When we talked about the FX-8350 processor, we arrived at the conclusion that Piledriver microarchitecture didn’t improve the energy-efficiency of the Socket AM3+ processors that much. AMD’s products manufactured with 32 nm process remain quite power-hungry compared with the 22 nm competitors. However, Vishera modifications reviewed today work at lower clock frequencies and have fewer cores, so they may turn out more energy-efficient than the flagship processor. Especially, since six- and quad-core modifications have 95 W maximum TDP instead of 125 W TDP of their “fully-fledged” brothers.

To find out more about the power consumption of all current processor models in the new AMD FX family, we performed a round of special tests. The new digital power supply unit from Corsair – AX1200i – allows monitoring consumed and produced electrical power, which we use actively during our power consumption tests. The graphs below (unless specified otherwise) show the full power draw of the computer (without the monitor) measured after the power supply. It is the total power consumption of all the system components. The PSU's efficiency is not taken into account. The CPUs are loaded by running the 64-bit version of LinX 0.6.4-AVX utility. Moreover, we enabled Turbo mode and all power-saving technologies to correctly measure computer's power draw in idle mode: C1E, C6, Enhanced Intel SpeedStep and AMD Cool’n’Quiet.

In idle mode all processors and platforms consume about the same power. In idle mode any contemporary processors will switch to special power-saving states, in which their power consumption will be very low – only a few watts. In this case the power appetites of other system components and the efficiency of the voltage regulator circuitry on the mainboard start to matter more and they partially mask the pure processor power consumption.

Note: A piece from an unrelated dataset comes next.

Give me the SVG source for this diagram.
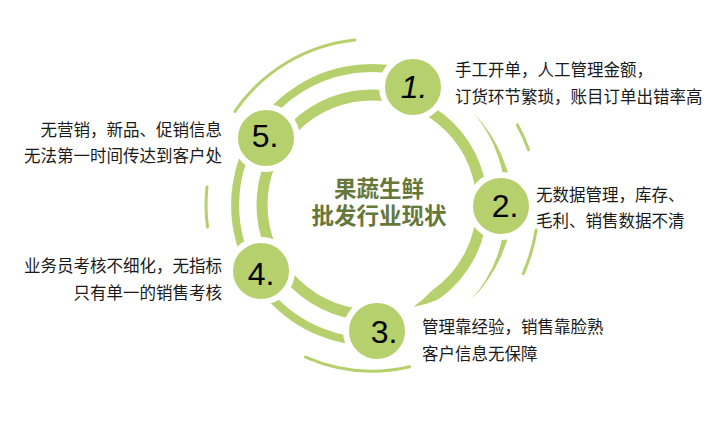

In case of single-threaded load things start going south for AMD processors. The fastest and most energy-hungry LGA 1155 Core i7-3770K consumes considerably less power than the most energy-efficient AMD FX product. At the same time, AMD processors work slower under this type of load than Intel CPUs. Yes, Vishera generation doesn’t waste the energy the way Zambezi processors used to, but there is still no visible indication of a qualitative change.

The situation doesn’t get any better when it comes to AMD FX power consumption under multi-threaded load either. FX-8350 turns out the most power-hungry CPU in our today’s test session. It consumes 4% more power than FX-8150 under maximum load and is 2/3 more power-demanding than Intel Core i7-3770K. Other members of the FX family on Vishera design do a little better compared with their predecessors, but they are still incomparable with any of the competitive offerings. At the same time, I have to say that FX-6300 and FX-4300 with 95 W TDP do look much batter against the background of all other Socket AM3+ processors. Had we also tested the old Core i5 processors manufactured with 32 nm process, then the new dual-module quad-core AMD processor would have been comparable against them in power consumption. Although in terms of performance this comparison makes absolutely no sense.

In other words, it looks like contemporary AMD processors are hopelessly behind their Intel competitors in terms of performance-per-watt. While in performance tests top eight-core Vishera processors can sometimes compete successfully against Intel’s quad-core Ivy Bridge CPUs, all illusions vanish into thin air the minute it gets down to power consumption.